Installing gccgo is as simple as emerging GCC with the go USE flag!

FILE /etc/portage/package.use
*/gcc go
root #emerge --ask gcc


Two separate CLI utilities should be installed: gccgo and go-n, where n is the major version of GCC, i.e, 11.

gccgo has syntax very much alike GCC. This can be invoked if you're more comfortable coding in C.

go-n has syntax identical (plus extra goodies!) to gc. Using this should be no different than what you're used to, if you're already used to Go coding with gc.

Enabling system-wide useage

To make gccgo the default Go compiler on the system, gc will need to be removed from the system first, if installed.

root #emerge --ask --depclean dev-lang/go

Force unmerging it should not be necessary, but if needed can be done, as another Go compiler is about to be installed.

If a package builds and runs with gccgo, and hard depends on dev-lang/go, consider making a PR/bug to remove the hard dep.

Enabling system-wide useage is simple. All that needs to be done is to link $PATH/go-n to $PATH/go.

root #ln -s /usr/bin/go-11 /usr/bin/go

Now, try emerging your favorite package written in Go, and give it a spin!

Enabling system-wide optimization flags

This is tricky. The go-n utility does not seem to pull in these from any environment variables. The most likely solution in my eyes (please let me know if you think of a better one!) is to create a PR upstream to implement this functionality, or create a "wrapper" script to specify them on the command line.

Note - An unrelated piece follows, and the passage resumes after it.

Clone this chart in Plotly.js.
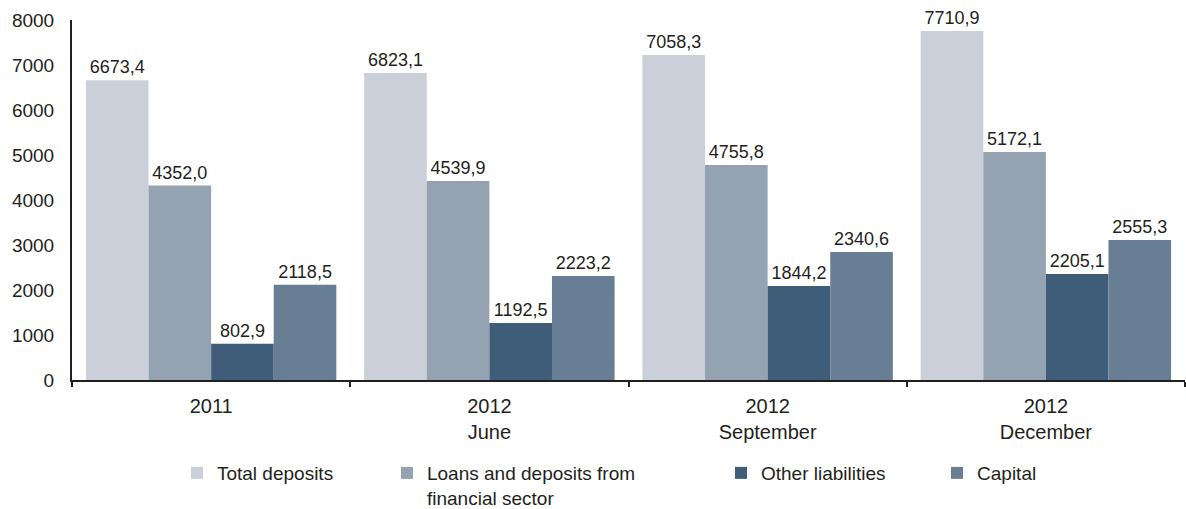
<!DOCTYPE html>
<html>
<head>
<meta charset="utf-8">
<script src="https://cdn.plot.ly/plotly-3.0.1.min.js"></script>
<style>html,body{margin:0;padding:0;background:#fff;}#chart{width:1186px;height:509px;}</style>
</head>
<body>
<div id="chart"></div>
<script>
// Categories (x-axis tick labels)
const categories = ["2011", "2012<br>June", "2012<br>September", "2012<br>December"];

// Series names
const seriesNames = ["Total deposits", "Loans and deposits from<br>financial sector", "Other liabilities", "Capital"];

// Bar heights as drawn in the picture
const totalDeposits = [6660, 6825, 7222, 7756];
const loansDeposits = [4320, 4422, 4778, 5067];
const otherLiabilities = [805, 1267, 2089, 2356];
const capital = [2115, 2311, 2844, 3111];

// Value labels as printed above the bars
const totalDepositsLabels = ["6673,4", "6823,1", "7058,3", "7710,9"];
const loansDepositsLabels = ["4352,0", "4539,9", "4755,8", "5172,1"];
const otherLiabilitiesLabels = ["802,9", "1192,5", "1844,2", "2205,1"];
const capitalLabels = ["2118,5", "2223,2", "2340,6", "2555,3"];

// Y-axis ticks
const yTicks = [0, 1000, 2000, 3000, 4000, 5000, 6000, 7000, 8000];

const colors = ["#cacfd9", "#95a2b2", "#3f5d79", "#687e95"];
const values = [totalDeposits, loansDeposits, otherLiabilities, capital];
const labels = [totalDepositsLabels, loansDepositsLabels, otherLiabilitiesLabels, capitalLabels];
const legendIds = ["legend", "legend2", "legend3", "legend4"];

const FONT = '"Liberation Sans", Arial, sans-serif';
const TXT = '#231f20';

const traces = values.map((v, i) => ({
  type: 'bar',
  name: seriesNames[i],
  x: categories,
  y: v,
  text: labels[i],
  textposition: 'outside',
  constraintext: 'none',
  cliponaxis: false,
  textfont: {family: FONT, size: 18, color: TXT},
  marker: {color: colors[i], line: {width: 0}},
  legend: legendIds[i],
  hoverinfo: 'skip'
}));

const legendBase = {
  orientation: 'v',
  xref: 'paper',
  yref: 'container',
  yanchor: 'top',
  xanchor: 'left',
  y: 0.108,
  valign: 'top',
  bgcolor: 'rgba(0,0,0,0)',
  font: {family: FONT, size: 19, color: TXT}
};

const layout = {
  width: 1186,
  height: 509,
  margin: {l: 72, r: 1, t: 20, b: 129, autoexpand: false},
  paper_bgcolor: '#ffffff',
  plot_bgcolor: '#ffffff',
  font: {family: FONT, color: TXT},
  barmode: 'group',
  bargap: 0.1,
  bargroupgap: 0,
  showlegend: true,
  xaxis: {
    type: 'category',
    showline: true,
    linecolor: TXT,
    linewidth: 2,
    ticks: 'outside',
    tickson: 'boundaries',
    ticklen: 5,
    tickwidth: 2,
    tickcolor: TXT,
    showgrid: false,
    ticklabelstandoff: 7,
    tickfont: {family: FONT, size: 20, color: TXT},
    fixedrange: true
  },
  yaxis: {
    range: [0, 8000],
    tickvals: yTicks,
    ticktext: yTicks.map(String),
    showline: true,
    linecolor: TXT,
    linewidth: 2,
    ticks: '',
    showgrid: false,
    zeroline: false,
    ticklabelstandoff: 12,
    tickfont: {family: FONT, size: 19, color: TXT},
    fixedrange: true
  },
  legend: Object.assign({}, legendBase, {x: 0.0943}),
  legend2: Object.assign({}, legendBase, {x: 0.2830}),
  legend3: Object.assign({}, legendBase, {x: 0.5831}),
  legend4: Object.assign({}, legendBase, {x: 0.7772})
};

Plotly.newPlot('chart', traces, layout, {displayModeBar: false, staticPlot: true});
</script>
</body>
</html>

The problem with this latter approach, is that the placement of these flags (or their existence at all!) depends on the subcommand to go. For example, go build -gccgoflags -Wl,-R,${prefix}/lib/gcc/MACHINE/VERSION is a correct useage, whereas go help -gccgoflags -O2 is not. This script would have to be called go in $PATH and interpret commands to figure out where to place the -gccgoflags argument, if at all, to go-n.